London

No Martins, Campo minado (self-portrait) (Mine Field [Self-Portrait]), 2019, acrylic on canvas, 7'2 5/8" × 14'1 1/4".

No Martins, Campo minado (self-portrait) (Mine Field [Self-Portrait]), 2019, acrylic on canvas, 7'2 5/8" × 14'1 1/4".

No Martins

In the mid-twentieth century, Brazil’s multishaded racial democracy may have looked good compared to Jim Crow policies in the United States, but lately, bolstered by the presidency of Jair Bolsonaro, the “tropical Trump,” racism in Brazil has violently worsened. In a country where about half the population is nonwhite, three-quarters of the victims of police killings are black.

This was the grim context for the exhibition “Social Signs,” displaying four of Brazilian artist No Martins’s large, brightly colored figurative paintings. His black-skinned subjects include a defiant-looking mother standing protectively over her two children in Dia do descobrimento (Day of Discovery), 2019, evidently in no mood to celebrate Portuguese explorer Pedro Álvares Cabral’s “discovery” of her country. Após ler as notícias (After Reading the News), 2020, presents a seated older man in a vivid red sports shirt wearing an inscrutable, unsmiling expression as he lays aside the day’s newspaper. In Estratagema (Strategem), 2020, identical twins (or clones?) ponder the impossible opening move of a chess game whose pieces are uniformly white. The exhibition’s largest work, Campo minado (self-portrait) (Mine Field [Self-Portrait]), 2019, showed the standing artist from the back, his hands up against the wall—placing the implicated gallery viewer in the empowered position of a police officer. The artist’s prone body is surrounded by a scattered assortment of signs and symbols, including an off-balance scales of justice and a no-entry sign with the artist’s own dreadlocked, walking silhouette—in lieu of a generic striding stick figure—inscribed behind the thick red diagonal line.

Campo minado, the artist has said, reflects the sense of displacement he feels living in São Paulo, the most populated city in all of South America. In fact, Martins often constructs paintings with figures slightly out of place, on the edge, or decentered. The mother and her children in Dia do descobrimento cluster to the left, their feet barely fitting into the picture. The Estratagema chess players’ wheeled office chairs seem to be rolling gradually off the bottom edge, while the newspaper reader of Após ler as notícias sits to the side of the frame, his shirtsleeve partially off-canvas. Martins is influenced by artists such as Rosana Paulino, who in her work draws together textiles, found images, words, and objects to examine the damaging histories behind her experiences as a black Brazilian woman. Although Martins’s symbolism can feel at times heavy-handed (the all-white chess set, the traffic light solely equipped with three red signals in Dia do descobrimento), his art, like Paulino’s, rejuvenates the ongoing critical tradition of collage: a strategy that art historian Kobena Mercer has identified as one favored by Afro-modernists as a means to represent lives “collaged into history by contradictory forces.” The artist makes clear that the collage of familiar street fixtures (a CCTV camera, striped yellow-and-black police tape) inserted into Campo minado (self-portrait) hardly appear innocuous to a young person of color like himself, but act as warnings addressed directly to him: the unwanted individual literally pictured in the no-entry sign.
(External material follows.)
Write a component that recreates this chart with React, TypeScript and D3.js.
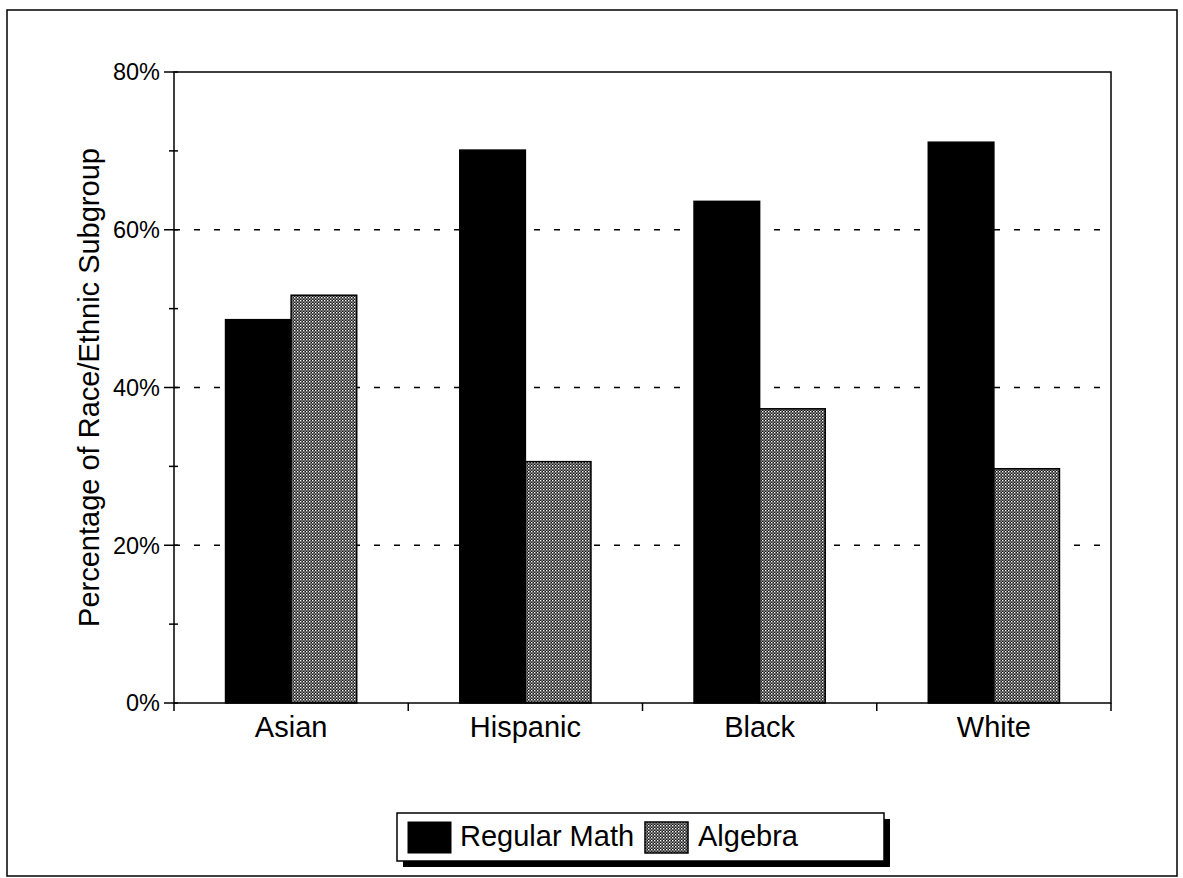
import React from "react";
import * as d3 from "d3";

const categories = ["Asian", "Hispanic", "Black", "White"];
const seriesNames = ["Regular Math", "Algebra"];
const regularMath = [48.6, 70.1, 63.6, 71.1];
const algebra = [51.7, 30.6, 37.3, 29.7];
const yTicks = [0, 20, 40, 60, 80];
const yMinorTicks = [10, 30, 50, 70];
const gridTicks = [20, 40, 60];

const W = 1183;
const H = 878;
const margin = { left: 174, right: 72, top: 72, bottom: 175 };

export default function App() {
  const x = d3
    .scaleBand<string>()
    .domain(categories)
    .range([margin.left, W - margin.right])
    .padding(0);
  const y = d3.scaleLinear().domain([0, 80]).range([H - margin.bottom, margin.top]);
  const bw = x.bandwidth();
  const groupHalf = bw * 0.28;
  const inner = d3.scaleBand<string>().domain(seriesNames).range([-groupHalf, groupHalf]).padding(0);
  const values = [regularMath, algebra];
  const fills = ["#000", "url(#dither)"];
  const font = "'Liberation Sans', Arial, Helvetica, sans-serif";
  const x0 = margin.left;
  const x1 = W - margin.right;
  const yb = y(0);

  return (
    <svg width={W} height={H} style={{ position: "absolute", left: 0, top: 0 }} fontFamily={font}>
      <defs>
        <pattern id="dither" width="3" height="3" patternUnits="userSpaceOnUse">
          <rect width="3" height="3" fill="#1a1a1a" />
          <rect x="0" y="0" width="1.4" height="1.4" fill="#fff" />
          <rect x="1.5" y="1.5" width="1.2" height="1.2" fill="#eee" />
        </pattern>
      </defs>
      <rect x={0} y={0} width={W} height={H} fill="#fff" />
      {/* outer frame */}
      <rect x={7} y={10} width={1170} height={866} fill="none" stroke="#000" strokeWidth={1.5} />

      {/* gridlines */}
      {gridTicks.map((t) => (
        <line key={"g" + t} x1={x0} x2={x1} y1={y(t)} y2={y(t)} stroke="#000" strokeWidth={1.5} strokeDasharray="6 14" />
      ))}

      {/* bars */}
      {categories.map((c, i) =>
        seriesNames.map((s, j) => {
          const cx = (x(c) as number) + bw / 2;
          const bx = cx + (inner(s) as number);
          return (
            <rect
              key={c + s}
              x={bx}
              y={y(values[j][i])}
              width={inner.bandwidth()}
              height={yb - y(values[j][i])}
              fill={fills[j]}
              stroke="#000"
              strokeWidth={1.5}
            />
          );
        })
      )}

      {/* plot frame */}
      <rect x={x0} y={margin.top} width={x1 - x0} height={yb - margin.top} fill="none" stroke="#000" strokeWidth={1.5} />

      {/* y ticks */}
      {yTicks.map((t) => (
        <g key={"y" + t}>
          <line x1={x0 - 10} x2={x0 + 4} y1={y(t)} y2={y(t)} stroke="#000" strokeWidth={1.5} />
          <text x={x0 - 14} y={y(t)} dy="0.36em" textAnchor="end" fontSize={23.5}>
            {t + "%"}
          </text>
        </g>
      ))}
      {yMinorTicks.map((t) => (
        <line key={"m" + t} x1={x0 - 5} x2={x0 + 4} y1={y(t)} y2={y(t)} stroke="#000" strokeWidth={1.5} />
      ))}

      {/* x ticks */}
      {[...categories.map((c) => x(c) as number), x1].map((p, i) => (
        <line key={"xt" + i} x1={p} x2={p} y1={yb} y2={yb + 8} stroke="#000" strokeWidth={1.5} />
      ))}
      {categories.map((c) => (
        <text key={"xl" + c} x={(x(c) as number) + bw / 2} y={yb + 34} textAnchor="middle" fontSize={29}>
          {c}
        </text>
      ))}

      {/* y title */}
      <text
        transform={`translate(99, ${(margin.top + yb) / 2}) rotate(-90)`}
        textAnchor="middle"
        fontSize={29}
      >
        Percentage of Race/Ethnic Subgroup
      </text>

      {/* legend */}
      <rect x={403} y={819} width={487} height={48} fill="#000" />
      <rect x={397} y={813} width={487} height={48} fill="#fff" stroke="#000" strokeWidth={1.5} />
      <rect x={408} y={822} width={43} height={31} fill="#000" stroke="#000" strokeWidth={1} />
      <text x={460} y={846} fontSize={29}>
        {seriesNames[0]}
      </text>
      <rect x={645} y={822} width={43} height={31} fill="url(#dither)" stroke="#000" strokeWidth={1.5} />
      <text x={698} y={846} fontSize={29}>
        {seriesNames[1]}
      </text>
    </svg>
  );
}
In Kerry James Marshall’s historical paintings, as Mercer has written, collage is combined with another avant-garde modernist aesthetic strategy: painterly abstraction. Martins also employs abstraction’s flattened space, combining it with collage to great effect, in this case to foreground his subjects’ strength and endurance. A flat blue-green street scene contrasts starkly with the red-shirted gentleman in Após ler as notícias; similarly, the twins’ bold attire in Estratagema—raspberry-pink caps, white T-shirts, marine-blue pants, high-visibility orange sneakers—stands out against a featureless interior painted dull gray, ocher, and dusty salmon pink. Despite the onslaught of minatory messages—whether pasted on the walls or headlining the newspapers—Martins’s larger-than-life figures resolutely refuse to be pushed out of the frame or fade quietly into the background.